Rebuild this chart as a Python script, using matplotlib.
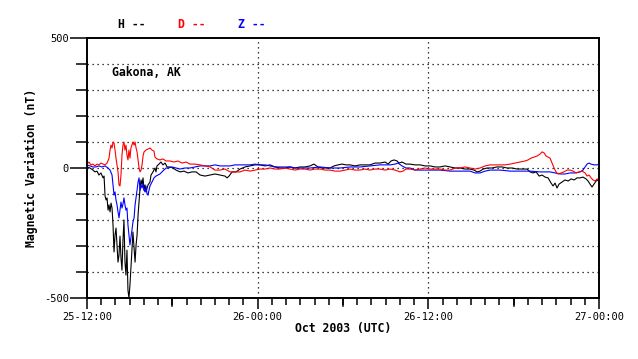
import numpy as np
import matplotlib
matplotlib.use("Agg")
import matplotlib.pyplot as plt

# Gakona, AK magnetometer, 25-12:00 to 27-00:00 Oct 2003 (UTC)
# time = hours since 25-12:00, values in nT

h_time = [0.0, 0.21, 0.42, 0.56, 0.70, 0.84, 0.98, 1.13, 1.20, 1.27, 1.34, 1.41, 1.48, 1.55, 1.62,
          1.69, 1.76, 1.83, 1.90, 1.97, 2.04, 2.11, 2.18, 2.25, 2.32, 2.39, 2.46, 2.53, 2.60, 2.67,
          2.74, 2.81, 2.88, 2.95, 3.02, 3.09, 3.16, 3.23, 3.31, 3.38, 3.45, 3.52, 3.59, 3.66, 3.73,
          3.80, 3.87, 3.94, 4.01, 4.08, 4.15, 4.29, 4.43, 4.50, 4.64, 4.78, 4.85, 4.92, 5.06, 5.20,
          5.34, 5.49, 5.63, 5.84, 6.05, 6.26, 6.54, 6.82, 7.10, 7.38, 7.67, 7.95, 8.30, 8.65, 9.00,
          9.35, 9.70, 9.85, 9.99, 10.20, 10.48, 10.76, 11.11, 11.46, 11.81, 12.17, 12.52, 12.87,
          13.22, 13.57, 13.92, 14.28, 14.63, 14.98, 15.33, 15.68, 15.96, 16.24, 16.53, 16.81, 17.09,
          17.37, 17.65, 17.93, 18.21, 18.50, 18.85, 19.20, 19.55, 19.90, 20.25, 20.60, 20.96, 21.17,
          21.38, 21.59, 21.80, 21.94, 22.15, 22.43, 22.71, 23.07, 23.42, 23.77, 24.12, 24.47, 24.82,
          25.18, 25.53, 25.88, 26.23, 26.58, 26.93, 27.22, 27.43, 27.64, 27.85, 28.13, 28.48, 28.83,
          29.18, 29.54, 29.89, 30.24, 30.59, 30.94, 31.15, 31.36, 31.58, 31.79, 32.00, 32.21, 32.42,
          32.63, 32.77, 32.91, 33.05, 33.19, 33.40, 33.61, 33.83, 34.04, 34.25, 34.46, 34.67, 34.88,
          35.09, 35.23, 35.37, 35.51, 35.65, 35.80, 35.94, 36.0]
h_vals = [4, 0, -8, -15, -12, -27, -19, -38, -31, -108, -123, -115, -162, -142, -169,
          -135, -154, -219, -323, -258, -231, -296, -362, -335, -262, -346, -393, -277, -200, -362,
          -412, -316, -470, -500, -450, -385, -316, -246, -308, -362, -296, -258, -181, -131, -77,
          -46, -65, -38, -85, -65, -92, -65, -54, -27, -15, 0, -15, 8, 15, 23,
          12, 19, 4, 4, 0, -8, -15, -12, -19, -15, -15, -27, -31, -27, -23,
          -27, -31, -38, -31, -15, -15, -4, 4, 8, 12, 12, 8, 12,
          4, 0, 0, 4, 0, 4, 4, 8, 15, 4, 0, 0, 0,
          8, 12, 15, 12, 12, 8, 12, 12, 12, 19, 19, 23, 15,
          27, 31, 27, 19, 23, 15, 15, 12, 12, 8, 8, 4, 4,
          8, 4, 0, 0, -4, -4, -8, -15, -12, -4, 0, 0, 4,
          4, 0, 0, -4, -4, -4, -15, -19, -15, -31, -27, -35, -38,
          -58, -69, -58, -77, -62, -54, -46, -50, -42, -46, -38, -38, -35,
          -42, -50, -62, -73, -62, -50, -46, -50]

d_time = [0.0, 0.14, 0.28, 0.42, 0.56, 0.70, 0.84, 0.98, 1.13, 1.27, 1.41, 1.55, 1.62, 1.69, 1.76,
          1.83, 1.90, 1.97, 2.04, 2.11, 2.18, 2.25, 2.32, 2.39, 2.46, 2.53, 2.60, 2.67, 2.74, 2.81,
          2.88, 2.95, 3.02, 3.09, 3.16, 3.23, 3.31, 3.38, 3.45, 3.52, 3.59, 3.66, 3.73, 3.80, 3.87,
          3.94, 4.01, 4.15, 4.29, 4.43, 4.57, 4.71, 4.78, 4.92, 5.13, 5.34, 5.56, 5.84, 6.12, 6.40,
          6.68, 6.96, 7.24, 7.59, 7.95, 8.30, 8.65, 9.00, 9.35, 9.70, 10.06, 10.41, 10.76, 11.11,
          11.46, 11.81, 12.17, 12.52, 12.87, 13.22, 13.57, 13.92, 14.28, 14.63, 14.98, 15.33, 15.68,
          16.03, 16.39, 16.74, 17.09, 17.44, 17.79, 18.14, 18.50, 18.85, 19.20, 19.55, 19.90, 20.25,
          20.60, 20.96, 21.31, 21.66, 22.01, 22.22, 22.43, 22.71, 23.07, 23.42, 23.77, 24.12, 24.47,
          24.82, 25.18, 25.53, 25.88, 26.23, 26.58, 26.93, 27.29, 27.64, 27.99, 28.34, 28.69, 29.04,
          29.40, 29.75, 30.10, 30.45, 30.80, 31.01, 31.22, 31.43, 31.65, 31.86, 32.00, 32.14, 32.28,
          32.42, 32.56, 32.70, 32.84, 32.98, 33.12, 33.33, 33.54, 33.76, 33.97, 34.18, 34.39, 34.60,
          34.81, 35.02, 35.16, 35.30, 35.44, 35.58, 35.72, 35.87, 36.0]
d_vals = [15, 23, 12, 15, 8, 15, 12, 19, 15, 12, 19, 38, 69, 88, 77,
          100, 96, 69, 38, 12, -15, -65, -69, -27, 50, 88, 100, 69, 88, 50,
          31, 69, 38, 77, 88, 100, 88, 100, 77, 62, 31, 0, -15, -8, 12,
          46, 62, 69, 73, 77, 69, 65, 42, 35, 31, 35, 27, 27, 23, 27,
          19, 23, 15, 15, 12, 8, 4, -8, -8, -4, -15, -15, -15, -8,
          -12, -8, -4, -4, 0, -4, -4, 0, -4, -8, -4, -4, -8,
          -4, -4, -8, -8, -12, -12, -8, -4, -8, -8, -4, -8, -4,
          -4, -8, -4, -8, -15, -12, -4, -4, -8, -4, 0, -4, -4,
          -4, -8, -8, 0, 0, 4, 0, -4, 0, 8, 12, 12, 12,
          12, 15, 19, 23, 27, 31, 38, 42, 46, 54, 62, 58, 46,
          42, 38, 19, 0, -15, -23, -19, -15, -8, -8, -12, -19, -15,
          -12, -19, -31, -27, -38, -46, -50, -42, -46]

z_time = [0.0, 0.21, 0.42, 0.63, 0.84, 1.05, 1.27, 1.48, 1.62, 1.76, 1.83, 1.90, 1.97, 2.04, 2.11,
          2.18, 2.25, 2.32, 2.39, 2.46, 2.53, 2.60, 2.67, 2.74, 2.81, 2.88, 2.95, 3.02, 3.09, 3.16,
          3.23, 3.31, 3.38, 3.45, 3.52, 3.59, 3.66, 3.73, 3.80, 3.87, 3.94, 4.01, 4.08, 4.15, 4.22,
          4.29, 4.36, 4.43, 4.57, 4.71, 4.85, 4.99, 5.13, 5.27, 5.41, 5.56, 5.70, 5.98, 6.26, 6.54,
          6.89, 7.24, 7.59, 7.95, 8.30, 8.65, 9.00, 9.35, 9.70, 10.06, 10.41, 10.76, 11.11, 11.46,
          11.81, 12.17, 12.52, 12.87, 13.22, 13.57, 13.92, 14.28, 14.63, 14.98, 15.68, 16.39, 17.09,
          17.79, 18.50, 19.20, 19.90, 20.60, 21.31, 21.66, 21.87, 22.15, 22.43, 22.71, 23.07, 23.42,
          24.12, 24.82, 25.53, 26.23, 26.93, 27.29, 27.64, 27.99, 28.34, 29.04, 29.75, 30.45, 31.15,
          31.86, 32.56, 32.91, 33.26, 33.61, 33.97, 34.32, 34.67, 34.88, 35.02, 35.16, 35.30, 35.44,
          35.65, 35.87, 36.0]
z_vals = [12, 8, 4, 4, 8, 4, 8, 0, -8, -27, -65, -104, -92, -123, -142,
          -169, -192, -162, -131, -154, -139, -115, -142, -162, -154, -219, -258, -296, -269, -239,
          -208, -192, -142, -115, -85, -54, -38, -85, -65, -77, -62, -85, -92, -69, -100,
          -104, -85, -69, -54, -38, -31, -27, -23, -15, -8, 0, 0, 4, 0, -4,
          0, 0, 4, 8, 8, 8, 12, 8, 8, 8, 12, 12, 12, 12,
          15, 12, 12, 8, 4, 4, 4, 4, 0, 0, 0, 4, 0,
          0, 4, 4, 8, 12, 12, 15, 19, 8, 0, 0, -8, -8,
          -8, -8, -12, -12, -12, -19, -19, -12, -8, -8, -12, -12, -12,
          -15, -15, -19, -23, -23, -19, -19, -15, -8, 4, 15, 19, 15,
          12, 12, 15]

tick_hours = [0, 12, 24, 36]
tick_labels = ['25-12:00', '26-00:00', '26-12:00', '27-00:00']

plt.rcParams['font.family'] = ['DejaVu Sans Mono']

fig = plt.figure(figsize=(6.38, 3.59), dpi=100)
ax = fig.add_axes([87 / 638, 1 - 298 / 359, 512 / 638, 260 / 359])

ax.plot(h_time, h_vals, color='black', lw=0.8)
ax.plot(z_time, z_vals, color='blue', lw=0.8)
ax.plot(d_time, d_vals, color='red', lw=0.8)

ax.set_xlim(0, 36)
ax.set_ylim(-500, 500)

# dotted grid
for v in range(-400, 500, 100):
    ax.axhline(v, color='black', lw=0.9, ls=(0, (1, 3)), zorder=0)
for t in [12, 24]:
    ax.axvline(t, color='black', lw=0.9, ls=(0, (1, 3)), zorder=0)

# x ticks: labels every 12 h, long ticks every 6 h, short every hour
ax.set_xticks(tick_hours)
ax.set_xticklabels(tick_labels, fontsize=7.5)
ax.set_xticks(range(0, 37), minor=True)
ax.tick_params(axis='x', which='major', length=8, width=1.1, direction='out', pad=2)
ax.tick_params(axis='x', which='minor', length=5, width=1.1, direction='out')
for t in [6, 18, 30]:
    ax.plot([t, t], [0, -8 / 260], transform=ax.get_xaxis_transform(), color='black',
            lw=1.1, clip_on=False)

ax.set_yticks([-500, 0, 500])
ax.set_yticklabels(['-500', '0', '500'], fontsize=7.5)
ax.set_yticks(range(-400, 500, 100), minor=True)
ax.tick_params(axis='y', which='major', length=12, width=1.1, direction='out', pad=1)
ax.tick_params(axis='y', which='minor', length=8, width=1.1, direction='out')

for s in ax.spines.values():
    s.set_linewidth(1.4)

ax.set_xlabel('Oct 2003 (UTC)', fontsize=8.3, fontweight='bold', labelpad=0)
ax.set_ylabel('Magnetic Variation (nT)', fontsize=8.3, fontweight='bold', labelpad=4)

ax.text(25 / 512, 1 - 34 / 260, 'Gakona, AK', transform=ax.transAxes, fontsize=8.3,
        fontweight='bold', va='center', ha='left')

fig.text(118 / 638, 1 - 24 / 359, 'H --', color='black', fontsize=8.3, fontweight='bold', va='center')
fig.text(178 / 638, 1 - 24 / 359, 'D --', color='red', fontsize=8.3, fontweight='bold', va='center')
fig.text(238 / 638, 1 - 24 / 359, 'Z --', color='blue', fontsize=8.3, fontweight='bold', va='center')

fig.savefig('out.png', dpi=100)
==============================
Repeat the listing above exactly from its first line to the line containing "# time = hours since 25-12:00, values in nT", both included, and omit the pictures.

Rebuild this chart as a Python script, using matplotlib.
import numpy as np
import matplotlib
matplotlib.use("Agg")
import matplotlib.pyplot as plt

# Gakona, AK magnetometer, 25-12:00 to 27-00:00 Oct 2003 (UTC)
# time = hours since 25-12:00, values in nT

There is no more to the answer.